The blue-eyed singer was off in the corner chatting with a gaggle of well-dressed girls who sported heavy eye make up and enviable tans. I looked them up and down — my competition for the night. The aerialists caught my dirty looks and told me that the girls were actually musical theatre performers on the ship. “But you must watch out,” Fabio warned me of the singer. “He is a whore.”

The ballerina slapped Fabio’s arm. The singer was recently heartbroken, she said. He signed up for a six-month cruise contract with his ex-girlfriend, another stunning performer in her early twenties. They had met on their last cruise and decided to sign on for another contract together again. But almost as soon as the ship set sail, she dumped him for another guy on the boat. He was making his way through dancers and whiskey to mend his broken heart.

“You cannot hook up with him even if you want to,” the ballerina continued, looking me dead in the eyes. “There are cameras everywhere on the boat, and if he gets caught with you, they will kick him off. They kicked off one of our friends before.” She told me how the ship keeps a close eye on its performers, and the minute employees step out of line, doing something as innocuous as kissing a passenger at her state room door, the cruise line terminates their contracts, kicks them off the boat at the next port and refuses to hire them again. So while they’re encouraged to be friendly with passengers, the performers have to stay on their best behavior at all times.

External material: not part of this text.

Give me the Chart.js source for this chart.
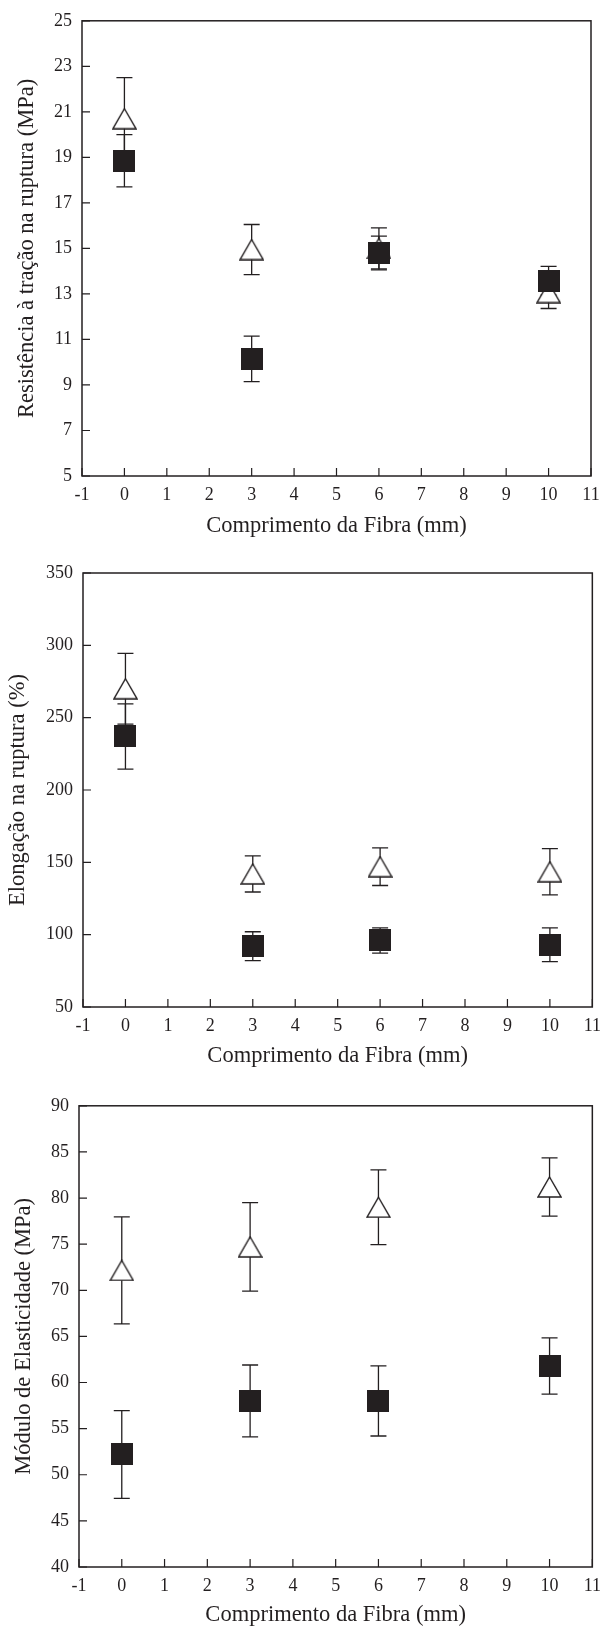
<!DOCTYPE html>
<html>
<head>
<meta charset="utf-8">
<script src="https://cdn.jsdelivr.net/npm/chart.js@4"></script>
<style>
  body { margin: 0; background: #fff; }
  canvas { position: absolute; left: 0; }
</style>
</head>
<body>
<canvas id="resistChart" width="609" height="545" style="top:0"></canvas>
<canvas id="elongChart" width="609" height="540" style="top:545px"></canvas>
<canvas id="moduloChart" width="609" height="545" style="top:1085px"></canvas>
<script>
// Fibre lengths tested (mm)
const fibraMm = [0, 3, 6, 10];

// Tensile strength at break (MPa)
const resistTri = [20.7, 14.95, 15.0, 13.06];
const resistTriErr = [1.8, 1.1, 0.9, 0.7];
const resistSq = [18.85, 10.15, 14.8, 13.58];
const resistSqErr = [1.15, 1.0, 0.74, 0.63];

// Elongation at break (%)
const elongTri = [270, 142, 147, 143.5];
const elongTriErr = [24.5, 12.5, 13, 16];
const elongSq = [237, 92, 96, 93];
const elongSqErr = [22.6, 10, 8.7, 11.7];

// Elastic modulus (MPa)
const moduloTri = [72.15, 74.7, 79.0, 81.2];
const moduloTriErr = [5.8, 4.8, 4.05, 3.15];
const moduloSq = [52.2, 58.0, 58.0, 61.8];
const moduloSqErr = [4.75, 3.9, 3.8, 3.05];

// axis ranges: [min, max, step]
const xRange = [-1, 11, 1];
const resistTicks = [5, 25, 2];
const elongTicks = [50, 350, 50];
const moduloTicks = [40, 90, 5];

const ink = '#231f20';
const serif = "'Liberation Serif', 'Times New Roman', serif";

// marker images
function squareMarker() {
  const c = document.createElement('canvas');
  c.width = 22; c.height = 22;
  const g = c.getContext('2d');
  g.fillStyle = ink;
  g.fillRect(0, 0, 22, 22);
  return c;
}
function triangleMarker() {
  const c = document.createElement('canvas');
  c.width = 25; c.height = 22;
  const g = c.getContext('2d');
  g.beginPath();
  g.moveTo(12.5, 1);
  g.lineTo(24, 21);
  g.lineTo(1, 21);
  g.closePath();
  g.fillStyle = '#fff';
  g.fill();
  g.lineWidth = 1.4;
  g.strokeStyle = ink;
  g.stroke();
  return c;
}
const sqImg = squareMarker();
const triImg = triangleMarker();

// error bars under the markers, frame and inward ticks on top
const frameAndBars = {
  id: 'frameAndBars',
  beforeDatasetsDraw(chart) {
    const { ctx, scales: { x, y } } = chart;
    const cap = 8;
    ctx.save();
    ctx.strokeStyle = ink;
    ctx.lineWidth = 1.3;
    chart.data.datasets.forEach(ds => {
      ds.data.forEach(p => {
        const px = x.getPixelForValue(p.x);
        const top = y.getPixelForValue(p.y + p.err);
        const bot = y.getPixelForValue(p.y - p.err);
        ctx.beginPath();
        ctx.moveTo(px, top); ctx.lineTo(px, bot);
        ctx.moveTo(px - cap, top); ctx.lineTo(px + cap, top);
        ctx.moveTo(px - cap, bot); ctx.lineTo(px + cap, bot);
        ctx.stroke();
      });
    });
    ctx.restore();
  },
  afterDraw(chart) {
    const { ctx, chartArea: a, scales: { x, y } } = chart;
    ctx.save();
    ctx.strokeStyle = ink;
    ctx.lineWidth = 1.2;
    ctx.beginPath();
    x.ticks.forEach(t => {
      const px = x.getPixelForValue(t.value);
      ctx.moveTo(px, a.bottom); ctx.lineTo(px, a.bottom - 8);
    });
    y.ticks.forEach(t => {
      const py = y.getPixelForValue(t.value);
      ctx.moveTo(a.left, py); ctx.lineTo(a.left + 8, py);
    });
    ctx.stroke();
    ctx.lineWidth = 1.5;
    ctx.strokeRect(a.left, a.top, a.right - a.left, a.bottom - a.top);
    ctx.restore();
  }
};

function points(vals, errs) {
  return fibraMm.map((x, i) => ({ x: x, y: vals[i], err: errs[i] }));
}

function makeChart(id, o) {
  return new Chart(document.getElementById(id), {
    type: 'scatter',
    data: {
      datasets: [
        { data: points(o.sq, o.sqErr), pointStyle: sqImg, pointRadius: 11 },
        { data: points(o.tri, o.triErr), pointStyle: triImg, pointRadius: 11 }
      ]
    },
    options: {
      responsive: false,
      animation: false,
      events: [],
      layout: { padding: { top: o.padTop, right: o.padRight, left: 0, bottom: 0 } },
      plugins: { legend: { display: false }, tooltip: { enabled: false } },
      scales: {
        x: {
          type: 'linear',
          min: xRange[0], max: xRange[1],
          afterFit: s => { s.height = o.xHeight; },
          border: { display: false },
          grid: { display: false, drawTicks: false },
          ticks: {
            stepSize: xRange[2], autoSkip: false, maxRotation: 0,
            padding: 8, color: ink, font: { family: serif, size: 18 }
          },
          title: {
            display: true, text: 'Comprimento da Fibra (mm)', color: ink,
            font: { family: serif, size: 22.5 }, padding: { top: 0, bottom: o.xTitlePad }
          }
        },
        y: {
          type: 'linear',
          min: o.yTicks[0], max: o.yTicks[1],
          afterFit: s => { s.width = o.yWidth; },
          border: { display: false },
          grid: { display: false, drawTicks: false },
          ticks: {
            stepSize: o.yTicks[2], autoSkip: false,
            padding: 10, color: ink, font: { family: serif, size: 18 }
          },
          title: {
            display: true, text: o.yTitle, color: ink,
            font: { family: serif, size: 22.5 }, padding: { top: o.yTitlePad, bottom: 0 }
          }
        }
      }
    },
    plugins: [frameAndBars]
  });
}

makeChart('resistChart', {
  tri: resistTri, triErr: resistTriErr, sq: resistSq, sqErr: resistSqErr,
  yTicks: resistTicks, yTitle: 'Resistência à tração na ruptura (MPa)',
  padTop: 12, padRight: 18, yWidth: 82, xHeight: 69, yTitlePad: 14, xTitlePad: 5
});
makeChart('elongChart', {
  tri: elongTri, triErr: elongTriErr, sq: elongSq, sqErr: elongSqErr,
  yTicks: elongTicks, yTitle: 'Elongação na ruptura (%)',
  padTop: 28, padRight: 10, yWidth: 83, xHeight: 78, yTitlePad: 5, xTitlePad: 15
});
makeChart('moduloChart', {
  tri: moduloTri, triErr: moduloTriErr, sq: moduloSq, sqErr: moduloSqErr,
  yTicks: moduloTicks, yTitle: 'Módulo de Elasticidade (MPa)',
  padTop: 14, padRight: 16, yWidth: 79, xHeight: 63, yTitlePad: 11, xTitlePad: 1
});
</script>
</body>
</html>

The warning put a damper on the evening. I finished my drink, promised my new friends I’d meet up with them the next day after their show, and staggered back to my room.

I spent the next several days touring the Caribbean islands with my family by day, indulging in four-course meals in the ship’s dining room, and meeting up with my new friends by nightfall. The next time I saw the singer, I had returned to the boat after a day at the beach on St. Croix, and met my grandparents in the lounge. At this point they were besotted by him, too, since he happily played Frank Sinatra songs at their request. With the seduction tabled, I decided there was no harm in continuing to innocently flirt with him. He was too charming to ignore and I had a few more days to kill.

The aerialists and I met at the roof deck after their show, which featured Barry Manilow songs and dancers clad in bikinis and pineapple hats. The guitarist and his fiancée, a British dancer with cat eyes and Targaryen hair, joined us at the bar. We talked about life below deck. Couples working on the ship could request to live together, they told me, but the tiny rooms usually come with two twin sized beds and look eerily similar to dorm rooms, making cohabitation at sea more of a nightmare than a vacation. I wondered if that’s what broke up the singer and his girlfriend.

I ran into the singer at the ship’s Vegas-style martini bar one night and coaxed him into meeting me in St. Thomas the following day. “Whatever happens on land, stays on land,” I said to myself. But much to my dismay, half of the ship ended up going to the same beach, and we spent the day snorkeling in the clear water and laying together in the sand, surrounded by suburbanites in oversized t-shirts who recognized him as the on-ship celebrity that he was. I was frustrated that my fellow passengers had unknowingly cockblocked my romantic rendezvous, but I decided not to let it spoil the experience. Meeting these performers was satisfying enough, since they transformed my boring family cruise to the reliving of spring breaks of yore.

But after a week, I had realized that I wasn’t cut out for the spring break-esque sea life. I gained seven pounds as a result of my diet of alcoholic and shrimp cocktails, and it wouldn’t be long before I was thrown back into my real life. Which was probably for the best: the constant hangover was starting to wear on me.